I'm writing these lines somewhere in Missouri, between Amish Country and St. Louis. Since we last talked, we've left New Mexico, driven briefly through Texas and slept in extra depressing Oklahoma City.
Last friday, I left you as we arrived in Taos, a very interesting village nestled 7,000 feet high in the New Mexico mountains. It's a town of old hippies and artists, where actor Dennis Hopper lived, curated a museum and was buried.
We booked there to visit the Taos Pueblo, a thousand year-old pueblo still inhabited by native Americans. It's an awesome complex of adobe-style houses all stacked on top of each other, the oldest in all of the United States. It looked fascinating, but we arrived too late to visit it. Sad trombone. Taos was still great, as was most of New Mexico and its unbeliavable skies, but Santa Fe was our biggest crush of the area.

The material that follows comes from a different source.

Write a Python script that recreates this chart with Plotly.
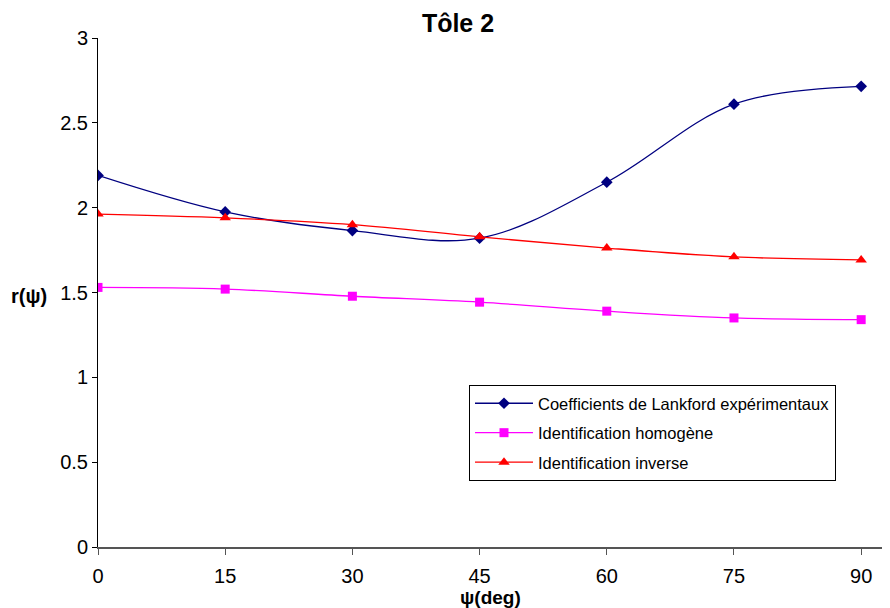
import plotly.graph_objects as go

psi = [0, 15, 30, 45, 60, 75, 90]
lankford = [2.19, 1.975, 1.865, 1.82, 2.15, 2.61, 2.715]
homogene = [1.53, 1.52, 1.478, 1.443, 1.39, 1.35, 1.34]
inverse = [1.962, 1.94, 1.9, 1.828, 1.762, 1.71, 1.692]
names = ["Coefficients de Lankford expérimentaux", "Identification homogène", "Identification inverse"]
y_ticks = [0, 0.5, 1, 1.5, 2, 2.5, 3]
x_ticks = [0, 15, 30, 45, 60, 75, 90]

FONT = "Liberation Sans, Arial, sans-serif"
NARROW = "Liberation Sans Narrow, Liberation Sans, Arial, sans-serif"

# page has an 8px body margin: figure is 882x600 so it ends at the window edge
W, H = 882, 600
L, R, T, B = 90, 0, 30, 61
PW = W - L - R
PH = H - T - B


def px_x(x):  # window pixel -> paper x
    return (x - 8 - L) / PW


def px_y(y):  # window pixel -> paper y
    return 1 - (y - 8 - T) / PH


fig = go.Figure()
fig.add_trace(go.Scatter(x=psi, y=lankford, name=names[0], mode="lines+markers", legendgroup="a",
                         line=dict(color="#000080", width=1.3, shape="spline", smoothing=1),
                         marker=dict(symbol="diamond", size=9, color="#000080")))
fig.add_trace(go.Scatter(x=psi, y=homogene, name=names[1], mode="lines+markers", legendgroup="b",
                         line=dict(color="#FF00FF", width=1.3, shape="spline", smoothing=1),
                         marker=dict(symbol="square", size=9, color="#FF00FF")))
fig.add_trace(go.Scatter(x=psi, y=inverse, name=names[2], mode="lines+markers", legendgroup="c",
                         line=dict(color="#FF0000", width=1.3, shape="spline", smoothing=1),
                         marker=dict(symbol="triangle-up", size=10, color="#FF0000")))

fig.update_layout(
    width=W, height=H,
    margin=dict(l=L, r=R, t=T, b=B),
    paper_bgcolor="white", plot_bgcolor="white",
    font=dict(family=FONT, size=16, color="black"),
    title=dict(text="<b>Tôle 2</b>", x=(458 - 8) / W, xanchor="center", y=1 - (14 - 8) / H,
               yanchor="top", yref="container", font=dict(size=25, family=FONT, color="black")),
    xaxis=dict(range=[0, 93.4], tickvals=x_ticks, ticktext=[str(v) for v in x_ticks],
               showline=True, linecolor="#555555", linewidth=2, ticks="outside", ticklen=6,
               tickcolor="#555555", showgrid=False, zeroline=False, ticklabelstandoff=4,
               tickfont=dict(size=20, family=NARROW)),
    yaxis=dict(range=[0, 3], tickvals=y_ticks, ticktext=[f"{v:g}" for v in y_ticks],
               showline=True, linecolor="black", linewidth=1, ticks="outside", ticklen=5,
               tickcolor="black", showgrid=False, zeroline=False,
               tickfont=dict(size=20, family=FONT)),
    legend=dict(x=px_x(469), y=px_y(385), xanchor="left", yanchor="top",
                bordercolor="black", borderwidth=1, bgcolor="white",
                font=dict(size=16.5, family=FONT), tracegroupgap=5, itemwidth=58),
    showlegend=True,
)

fig.add_annotation(text="<b>r(ψ)</b>", xref="paper", yref="paper",
                   x=px_x(9), y=px_y(296), xanchor="left", yanchor="middle",
                   showarrow=False, font=dict(size=20, family=FONT))
fig.add_annotation(text="<b>ψ(deg)</b>", xref="paper", yref="paper",
                   x=px_x(490), y=px_y(597), xanchor="center", yanchor="middle",
                   showarrow=False, font=dict(size=19, family=NARROW))

fig.write_html("out.html")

We then drove all the way down the mountains to sleep in Oklahoma City, in a smoking room I had booked by mistake. Friendly advice: don't EVER book smoking rooms! I booked two during this trip, both because I failed to notice, and boy were they gross. The walls are yellow, both rooms were dirty and the smell is just fucking horrid. And I'm a smoker! It's seriously the worst and it's a mistake I'm never making again.
Oklahoma, Texas and Missouri were very uneventful, the most memorable part being the hundreds of decapitated armadillos scattered all over as roadkill. Oh, and possums, too.
Armadillo is by far the goriest roadkill there is. I've seen the insides of so many of these guys' little bodies. I guess it's the absence of hair to absorb the blood, I dunno, but yikes - super graphic. I like armadillos and I'd never seen one live before. I would have preferred to meet them in happier circumstances. Sad face.
Texas had pretty grass of a delicately faded green and we visited a four-house ghost town along Route 66, which we're pretty much following, by the way.
Otherwise, it's been Waffle Houses, ridiculous songs thanks to Simon, churches and barns, Support Our Troops bumper stickers, shitty churches, teethless truckers that were basically Robert Crumb drawings come to life, fried chicken and I don't know how many gas stations.
It was a lot prettier when we were heading out west, more mountains and less people. Here it's just flat farmland and at every exit, the same fast food chains, tourist traps and convenience stores. The parts where there is nothing but the horizon line and the road, in a graphically perfect disposition, are my favorite.
360 degrees of skies, green grass and the open road is always a soothing and inspiring sight for me. It's that part between where you're coming from and where you're going. I dunno. It's exciting, it holds such promise. Thankfully, I enjoy it because there's been a LOT if it!
We stopped at shitty souvenir stores, a giant candy warehouse and local breakfast spots for burritos (om nom nom). A million coffees later, we're almost done for the day. Thanks to the normal oxygen levels we're in a much better mood, though Simon got a taste of my legendary morning bitchiness today because we interacted before my second coffee when I'm still a gnarly ogre (sorry!).
It's slightly bittersweet to be going back home, although we still have a quick stop in Chicago. It's strange because it takes forever and my brain has tons of time to sort through my favorite moments, filled at capacity with unbelievable memories, trying to make sense of it all. I guess the most beautiful scenery is behind us now, but we're still trying to pay attention to what's around us, trying to take it all in.
We've driven through so many cities we'd heard of in a thousand movies, TV shows and songs, all equally insignificant, but it'll be fun to know we've seen them anyway. A lot of this trip is about the idea of seeing it all, mile by mile, just to know we have. It's about stopping for coffee in some random greasy spoon and listening to the elusive average people of middle America having mundane conversations. Every time I end up wondering who I would be if I had been born there. One of the most fascinating things about traveling anywhere, I find, is to look at the people who live there and call this strange new place home.
I wish we had enough time and money to explore the Deep South, but I guess we'll keep it for another trip. We've always talked about driving down to New Orleans - hopefully it'll happen someday. But the next place I want to see is London. I've been to Europe but never to the UK and I think I'll love it.
Anyway that's it for now, it's been fun to cross America once again. I like the simplicity of the landscape, fruit stands off the highway, being called loving nicknames by friendly waitresses, watching trees through the window for days on end.
It hasn't really sunk in yet, but I know this trip will be one of the highlights of our lives. I'm so, so glad we did it.
See y'all in Chicago! If you have places to recommend there, do tell!